Growers have until May 15 to apply for a license. Lietaer says she won’t know until then how many will grow tobacco.
As for the board’s future role, “that is up in the air,” she says, noting the board is hoping to discuss the issue with the Commission.
Buchanan says the federal government has promised licenses to grow and sell tobacco, but how system will evolve and what the board’s role will be – or if there will even be a board - are open-ended questions. BF
Comments
The Commission has to let the Board finish what they started. They have not yet secured a complete package for the growers. Reliquishing our quota for $1.05 does not cut it. Once the debts are paid off the farmers are left with little to absolutely nothing - many are still in huge debt. The lawsuit will pay for itself and the board is working on behalf of their membership. If the board is pursuing a crop for tobacco farmers to transition to then the Commission should realize that this is the most responsible thing the Board can do for its members and let it be. If the mandate of the Board has to be adjusted to allow all this then so be it. Let the people do their job. They have the ways, means and knowleged to continue on on our behalf. Why on earth would your replace them or dissolve the board when they are not finished. Again Common Sense -why is it when we are dealing with the government common sense dissapears?
This is typical of the Liberal government the farm products commission.I wonder who they really work for ???
This is what happens when people with political aspirations are place in positions of Authority; they become lackeys to those that put them there
Minister Dombrowsky should hang her head in shame that she is allowing this to happen. The liberal government under Premier Dalton McGuinty is refusing to participate in the Federal buyout program and using the FPMC to limit producers’ ability to fight the issue.
We as tobacco farmers should take a page from the pork producers who have also had the ability of the producer elected board to manage its affairs undermined by a FPMC. Appeal the orders of the FPMC to the Appeals Tribunal. Then we can continue as we please while the tribunal sorts the mess out.
Limbo down FPMC you are continuing to lower the bar for Ontario Agriculture.

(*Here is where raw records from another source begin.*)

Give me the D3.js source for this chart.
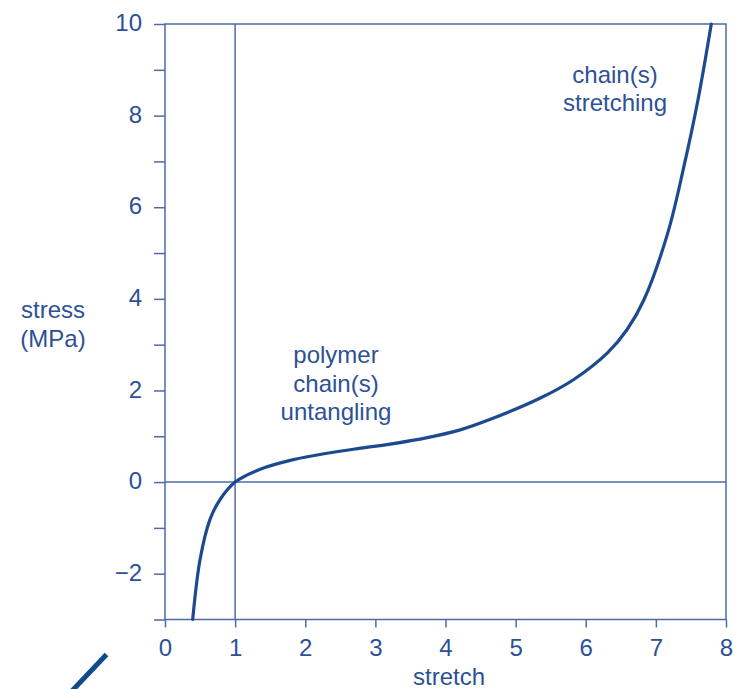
<!DOCTYPE html>
<html>
<head>
<meta charset="utf-8">
<script src="https://cdn.jsdelivr.net/npm/d3@7"></script>
<style>
  html, body { margin: 0; padding: 0; background: #ffffff; }
  svg { display: block; }
  text { font-family: "Liberation Sans", Arial, sans-serif; }
</style>
</head>
<body>
<script>
// ---- data ----
const stretchVals = [0.395, 0.5, 0.643, 0.786, 1, 1.357, 1.83, 2.31, 2.79, 3.26, 3.74, 4.21, 4.64, 5.36, 5.83, 6.31, 6.59, 6.83, 7.17, 7.40, 7.60, 7.79];
const stressVals  = [-3, -1.69, -0.81, -0.38, 0, 0.28, 0.49, 0.63, 0.74, 0.84, 0.97, 1.14, 1.37, 1.84, 2.24, 2.82, 3.33, 3.98, 5.44, 6.89, 8.34, 10];
const xTickVals = [0, 1, 2, 3, 4, 5, 6, 7, 8];
const yTickVals = [-3, -2, -1, 0, 1, 2, 3, 4, 5, 6, 7, 8, 9, 10];
const yLabelVals = [-2, 0, 2, 4, 6, 8, 10];
const yAxisTitle = ["stress", "(MPa)"];
const xAxisTitle = "stretch";
const noteLow = ["polymer", "chain(s)", "untangling"];
const noteHigh = ["chain(s)", "stretching"];

// ---- layout ----
const W = 734, H = 689;
const mLeft = 165, mRight = 726, mTop = 24, mBottom = 619.5;
const axisColor = "#4d6ba5";
const textColor = "#2d5194";
const curveColor = "#1d4a8f";

const svg = d3.select("body").append("svg").attr("width", W).attr("height", H);

const x = d3.scaleLinear().domain([0, 8]).range([mLeft, mRight]);
const y = d3.scaleLinear().domain([-3, 10]).range([mBottom, mTop]);

// frame
const g = svg.append("g");
g.append("rect")
  .attr("x", x(0)).attr("y", y(10))
  .attr("width", x(8) - x(0)).attr("height", y(-3) - y(10))
  .attr("fill", "none").attr("stroke", axisColor).attr("stroke-width", 1.5);

// reference lines x=1 and y=0
g.append("line").attr("x1", x(1)).attr("x2", x(1)).attr("y1", y(10)).attr("y2", y(-3))
  .attr("stroke", axisColor).attr("stroke-width", 1.5);
g.append("line").attr("x1", x(0)).attr("x2", x(8)).attr("y1", y(0)).attr("y2", y(0))
  .attr("stroke", axisColor).attr("stroke-width", 1.5);

// y axis
const yAxis = d3.axisLeft(y).tickValues(yTickVals).tickSize(11).tickPadding(12)
  .tickFormat(d => yLabelVals.includes(d) ? (d < 0 ? "\u2212" + Math.abs(d) : String(d)) : "");
const ya = svg.append("g").attr("transform", `translate(${x(0)},0)`).call(yAxis);
ya.select(".domain").remove();
ya.selectAll(".tick line").attr("stroke", axisColor).attr("stroke-width", 1.5);
ya.selectAll(".tick text").attr("fill", textColor).attr("font-size", 24)
  .attr("font-family", "Liberation Sans, Arial, sans-serif").attr("dy", "0.28em");

// x axis
const xAxis = d3.axisBottom(x).tickValues(xTickVals).tickSize(8).tickPadding(11)
  .tickFormat(d3.format("d"));
const xa = svg.append("g").attr("transform", `translate(0,${y(-3)})`).call(xAxis);
xa.select(".domain").remove();
xa.selectAll(".tick line").attr("stroke", axisColor).attr("stroke-width", 1.5);
xa.selectAll(".tick text").attr("fill", textColor).attr("font-size", 24)
  .attr("font-family", "Liberation Sans, Arial, sans-serif");

// curve
const pts = stretchVals.map((s, i) => [s, stressVals[i]]);
svg.append("path")
  .datum(pts)
  .attr("d", d3.line().x(d => x(d[0])).y(d => y(d[1])).curve(d3.curveCatmullRom.alpha(0.5)))
  .attr("fill", "none").attr("stroke", curveColor).attr("stroke-width", 3.2)
  .attr("stroke-linecap", "round");

// axis titles
svg.append("text").attr("x", 53).attr("y", 318).attr("text-anchor", "middle")
  .attr("font-size", 24).attr("fill", textColor)
  .selectAll("tspan").data(yAxisTitle).join("tspan")
  .attr("x", 53).attr("dy", (d, i) => i === 0 ? 0 : 29).text(d => d);

svg.append("text").attr("x", 449).attr("y", 685).attr("text-anchor", "middle")
  .attr("font-size", 24).attr("fill", textColor).text(xAxisTitle);

// annotations
svg.append("text").attr("y", 363).attr("text-anchor", "middle")
  .attr("font-size", 24).attr("fill", textColor)
  .selectAll("tspan").data(noteLow).join("tspan")
  .attr("x", 336).attr("dy", (d, i) => i === 0 ? 0 : 28.5).text(d => d);

svg.append("text").attr("y", 83).attr("text-anchor", "middle")
  .attr("font-size", 24).attr("fill", textColor)
  .selectAll("tspan").data(noteHigh).join("tspan")
  .attr("x", 615).attr("dy", (d, i) => i === 0 ? 0 : 27.5).text(d => d);

// decorative slash at bottom-left
svg.append("line").attr("x1", 106.5).attr("y1", 654.5).attr("x2", 70).attr("y2", 693)
  .attr("stroke", "#0f4a8c").attr("stroke-width", 5);
</script>
</body>
</html>
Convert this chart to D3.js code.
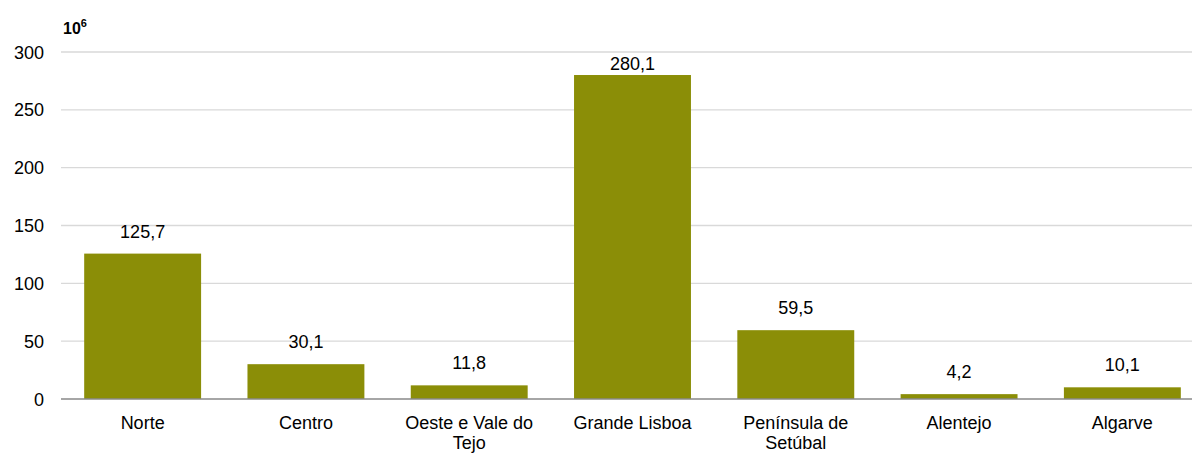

About time government took control of this cesspool of self-serving individuals. Ontario Farm Products Marketing Commission needs to get rid of them asap for the sake of Canadian taxpayers. The Commission should be suing them for self-dealing and fraud on the taxpayers.
Very strong words - you sure do NOT know what you are talking about.
The lawsuit will move forward with or without the board. The province has really stiffed the growers. The growers who left in 2005 got $1.74 and sold their equipment into a decent market. Unfortunately, the funding for the TAPP program could not accommodate all of the growers who wanted to leave. Now, the remaining growers are stuck with $1.05 and no market for machinery. How are we supposed to invest for a transition when there is still bank debt from tobacco?
The government has taken at gunpoint the quota for which I paid. My equipment has been made worthless. Even the price of scrap is down. The government has expropriated my family's livelihood at 30 cents on the dollar.
And to make it a double whammy, many of the people from the area who used to work in tobacco have been laid off from their transition jobs in the auto parts industry.